Tutorial T5

Title: MARS: A framework for runtime monitoring, modeling, and management of realtime systems

Abstract: From datacenters to embedded devices, modern realtime workloads are demanding exceptional computational capacity from state-of-the-art systems, while satisfying energy constraints, real-time deadlines, mixed criticality workloads, and satisfactory QoS. In response, researchers have proposed resource management policies to maximize system utilization and efficiency, e.g., power managers, dynamic frequency and voltage scaling governors, task mappers and schedulers, offloading orchestrators, etc. Policies can utilize techniques from various algorithmic domains, e.g., game theory, control theory, and machine learning. In this tutorial, we give an overview and demonstration of MARS (Middleware for Adaptive and Reflective Systems), a cross-layer and multi-platform framework developed by Dutt Research Group at UC Irvine that allows system designers to easily create resource managers by composing system models and resource management policies in a flexible and coordinated manner. MARS consists of a generic user-level sensing/actuation interface that allows for portable policy design, and a reflective system model used to coordinate multiple policies. We demonstrate MARS’ ability to deploy a low-overhead realtime resource manager through a dynamic voltage and frequency scaling (DVFS) policy example which can run on any Linux-based HMP computing platform. We also demonstrate MARS’ ability to transparently collect, store, and analyze realtime application behavior at scale through an architectural monitor for (1) a rack server executing inference services and (2) an embedded developer board executing autonomous driving tasks.

The tutorial will start with an introductory session giving an overview of the technical content covered in the tutorial: realtime telemetry, system modeling, resource management policies. A guest speaker from Meta/Facebook Capacity Engineering and Analysis Group (e.g., Parth Malani or David Cisneros, to be confirmed) will present the challenges of telemetry and modeling at scale that the industry is currently facing. The first session will cover the design and implementation of MARS 1.0 for realtime monitoring and control of embedded systems-on-chip. Use cases and results will be presented. The second session will cover the design and implementation of MARS 2.0, and its ability to portably monitor and control distributed systems at scale. A demonstration of MARS 2.0 will be presented, including how to set up scalable monitoring telemetry, visualize live monitor data, and deploy an application-level runtime policy for two use cases: (1) a rack server executing inference services and (2) an embedded developer board executing autonomous driving tasks.

Presenters

Bryan Donyanvard (Email: bdonyanavard@sdsu.edu) is an Assistant Professor in the Department of Computer Science at San Diego State University. He received his Ph.D. in Computer Science from the University of California, Irvine, in 2019. Prof. Donyanavard spent 2020 as a researcher in the IoT/CPS group at Ericsson Research in Stockholm. His research focuses on self-aware autonomy.
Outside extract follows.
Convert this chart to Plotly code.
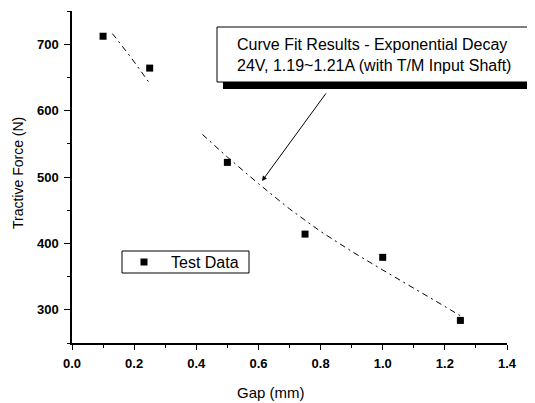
import plotly.graph_objects as go

# Data
gap_mm = [0.10, 0.25, 0.50, 0.75, 1.00, 1.25]
force_n = [712, 664, 522, 414, 379, 284]

# Exponential decay fit curve (as drawn, with gap between segments)
fit_x = [0.13, 0.19, 0.25, None, 0.42, 0.50, 0.60, 0.70, 0.80, 0.90, 1.00, 1.10, 1.20, 1.25]
fit_y = [716, 680, 641, None, 564, 530, 490, 452, 418, 388, 360, 333, 305, 291]

x_ticks = [0.0, 0.2, 0.4, 0.6, 0.8, 1.0, 1.2, 1.4]
y_ticks = [300, 400, 500, 600, 700]

OFF = 8                      # browser body margin
W, H = 535 - OFF, 403 - OFF  # figure size
L, R, T, B = 72, 507, 11, 343  # plot area in page pixels


def px(xp):
    return (xp - L) / (R - L)


def py(yp):
    return (B - yp) / (B - T)


fig = go.Figure()
fig.add_trace(go.Scatter(x=fit_x, y=fit_y, mode="lines", showlegend=False,
                         line=dict(color="black", width=1, dash="6px,4px,2px,4px"),
                         connectgaps=False))
fig.add_trace(go.Scatter(x=gap_mm, y=force_n, mode="markers", name="Test Data", showlegend=False,
                         marker=dict(symbol="square", size=7, color="black")))

tickfont = dict(family="Liberation Sans", size=13, color="black")
fig.update_layout(
    width=W, height=H,
    margin=dict(l=L - OFF, r=W - (R - OFF), t=T - OFF, b=H - (B - OFF)),
    plot_bgcolor="white", paper_bgcolor="white",
    font=dict(family="Liberation Sans", size=14, color="black"),
    xaxis=dict(range=[0, 1.4], tickvals=x_ticks, ticktext=[f"<b>{v:.1f}</b>" for v in x_ticks],
               showgrid=False, zeroline=False, showline=True, linecolor="black", linewidth=1.5,
               ticks="outside", ticklen=5, tickwidth=1.2, tickcolor="black", tickfont=tickfont,
               ticklabelstandoff=3,
               minor=dict(dtick=0.1, tick0=0, ticks="outside", ticklen=3, tickcolor="black", showgrid=False)),
    yaxis=dict(range=[250, 750], tickvals=y_ticks, ticktext=[f"<b>{v}</b>" for v in y_ticks],
               showgrid=False, zeroline=False, showline=True, linecolor="black", linewidth=1.5,
               ticks="outside", ticklen=6, tickwidth=1.2, tickcolor="black", tickfont=tickfont,
               ticklabelstandoff=3,
               minor=dict(dtick=50, tick0=250, ticks="outside", ticklen=3, tickcolor="black", showgrid=False)),
    showlegend=False,
)

# Axis titles
fig.add_annotation(text="Gap (mm)", xref="paper", yref="paper", x=px(271), y=py(392),
                   showarrow=False, font=dict(size=15), xanchor="center", yanchor="middle")
fig.add_annotation(text="Tractive Force (N)", xref="paper", yref="paper", x=px(18), y=py(173),
                   showarrow=False, font=dict(size=14), textangle=-90, xanchor="center", yanchor="middle")

# Legend box
fig.add_shape(type="rect", xref="paper", yref="paper", x0=px(122), x1=px(249), y0=py(273), y1=py(251),
              fillcolor="white", line=dict(color="black", width=1), layer="above")
fig.add_shape(type="rect", xref="paper", yref="paper", x0=px(140.5), x1=px(147.5), y0=py(265.5), y1=py(258.5),
              fillcolor="black", line=dict(width=0), layer="above")
fig.add_annotation(text="Test Data", xref="paper", yref="paper", x=px(169), y=py(262),
                   xanchor="left", yanchor="middle", showarrow=False, font=dict(size=16))

# Callout box with shadow
fig.add_shape(type="rect", xref="paper", yref="paper", x0=px(223), x1=px(545), y0=py(89), y1=py(33),
              fillcolor="black", line=dict(width=0), layer="above")
fig.add_shape(type="rect", xref="paper", yref="paper", x0=px(217), x1=px(534), y0=py(82), y1=py(27),
              fillcolor="white", line=dict(color="black", width=1), layer="above")
fig.add_annotation(text="Curve Fit Results - Exponential Decay<br>24V, 1.19~1.21A (with T/M Input Shaft)",
                   xref="paper", yref="paper", x=px(235), y=py(55), xanchor="left", yanchor="middle",
                   align="left", showarrow=False, font=dict(size=16))

# Arrow pointing at the fit curve
fig.add_annotation(x=0.6115, y=494, xref="x", yref="y", ax=65, ay=-89, axref="pixel", ayref="pixel",
                   text="", showarrow=True, arrowhead=2, arrowsize=1, arrowwidth=1, arrowcolor="black")

fig.write_html("out.html")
Biswadip Maity (Email: maityb@uci.edu) is graduating in June 2023 with a PhD from the Department of Computer Science at the University of California, Irvine and joining the planning and control team at Zoox for the autonomous vehicle industry. His research interests are self-aware embedded systems, memory systems, and hyperscale datacenter systems.

Tiago Mück (Email: tiago.muck@arm.com) received his PhD from the University of California, Irvine (UCI) in 2018 and his M.Sc. in Computer Science from the Federal University of Santa Catarina (UFSC) in 2013. Since 2018, he has been a research engineer at Arm working on scalable system software and computer architecture. He is especially interested in cross-layer hardware/software co-design issues and memory system architecture for multi-chiplet many-core systems.

Parth Malani (Email: pmalani@meta.com) received his Phd (2010) and MS (2006) in Electrical and Computer Engineering from State University of New York, Binghamton. He is currently an Engineering Manager at Meta Platforms Inc., leading infrastructure efficiency teams. His research interests include resource management, power efficiency and performance observability.